* Begin Source excerpt *
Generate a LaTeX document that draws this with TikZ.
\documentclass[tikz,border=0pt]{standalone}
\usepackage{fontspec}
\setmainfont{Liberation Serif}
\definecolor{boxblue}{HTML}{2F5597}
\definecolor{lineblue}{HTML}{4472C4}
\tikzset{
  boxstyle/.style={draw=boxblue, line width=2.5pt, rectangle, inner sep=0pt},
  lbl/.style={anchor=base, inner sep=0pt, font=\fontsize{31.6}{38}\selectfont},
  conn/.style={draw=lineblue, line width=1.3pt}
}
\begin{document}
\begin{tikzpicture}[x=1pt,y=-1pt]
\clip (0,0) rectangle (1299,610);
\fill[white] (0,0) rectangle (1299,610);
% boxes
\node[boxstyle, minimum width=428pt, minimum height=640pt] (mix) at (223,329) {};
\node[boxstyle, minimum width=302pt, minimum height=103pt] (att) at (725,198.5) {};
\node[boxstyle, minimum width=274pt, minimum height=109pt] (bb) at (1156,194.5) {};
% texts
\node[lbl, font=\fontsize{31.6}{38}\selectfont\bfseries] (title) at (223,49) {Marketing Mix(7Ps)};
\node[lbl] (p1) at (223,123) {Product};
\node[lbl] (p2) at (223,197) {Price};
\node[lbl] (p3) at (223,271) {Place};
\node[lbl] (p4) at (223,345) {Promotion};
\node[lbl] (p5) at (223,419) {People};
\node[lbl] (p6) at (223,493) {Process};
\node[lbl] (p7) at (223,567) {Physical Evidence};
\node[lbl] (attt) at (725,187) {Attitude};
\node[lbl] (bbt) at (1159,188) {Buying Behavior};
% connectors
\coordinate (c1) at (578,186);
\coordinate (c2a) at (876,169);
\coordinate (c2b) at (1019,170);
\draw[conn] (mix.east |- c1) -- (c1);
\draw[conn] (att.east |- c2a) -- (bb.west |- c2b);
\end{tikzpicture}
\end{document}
* End Source excerpt *
### Instructions for the task:
Would you give the material above again, complete and exact?

### Task output:
Generate a LaTeX document that draws this with TikZ.
\documentclass[tikz,border=0pt]{standalone}
\usepackage{fontspec}
\setmainfont{Liberation Serif}
\definecolor{boxblue}{HTML}{2F5597}
\definecolor{lineblue}{HTML}{4472C4}
\tikzset{
  boxstyle/.style={draw=boxblue, line width=2.5pt, rectangle, inner sep=0pt},
  lbl/.style={anchor=base, inner sep=0pt, font=\fontsize{31.6}{38}\selectfont},
  conn/.style={draw=lineblue, line width=1.3pt}
}
\begin{document}
\begin{tikzpicture}[x=1pt,y=-1pt]
\clip (0,0) rectangle (1299,610);
\fill[white] (0,0) rectangle (1299,610);
% boxes
\node[boxstyle, minimum width=428pt, minimum height=640pt] (mix) at (223,329) {};
\node[boxstyle, minimum width=302pt, minimum height=103pt] (att) at (725,198.5) {};
\node[boxstyle, minimum width=274pt, minimum height=109pt] (bb) at (1156,194.5) {};
% texts
\node[lbl, font=\fontsize{31.6}{38}\selectfont\bfseries] (title) at (223,49) {Marketing Mix(7Ps)};
\node[lbl] (p1) at (223,123) {Product};
\node[lbl] (p2) at (223,197) {Price};
\node[lbl] (p3) at (223,271) {Place};
\node[lbl] (p4) at (223,345) {Promotion};
\node[lbl] (p5) at (223,419) {People};
\node[lbl] (p6) at (223,493) {Process};
\node[lbl] (p7) at (223,567) {Physical Evidence};
\node[lbl] (attt) at (725,187) {Attitude};
\node[lbl] (bbt) at (1159,188) {Buying Behavior};
% connectors
\coordinate (c1) at (578,186);
\coordinate (c2a) at (876,169);
\coordinate (c2b) at (1019,170);
\draw[conn] (mix.east |- c1) -- (c1);
\draw[conn] (att.east |- c2a) -- (bb.west |- c2b);
\end{tikzpicture}
\end{document}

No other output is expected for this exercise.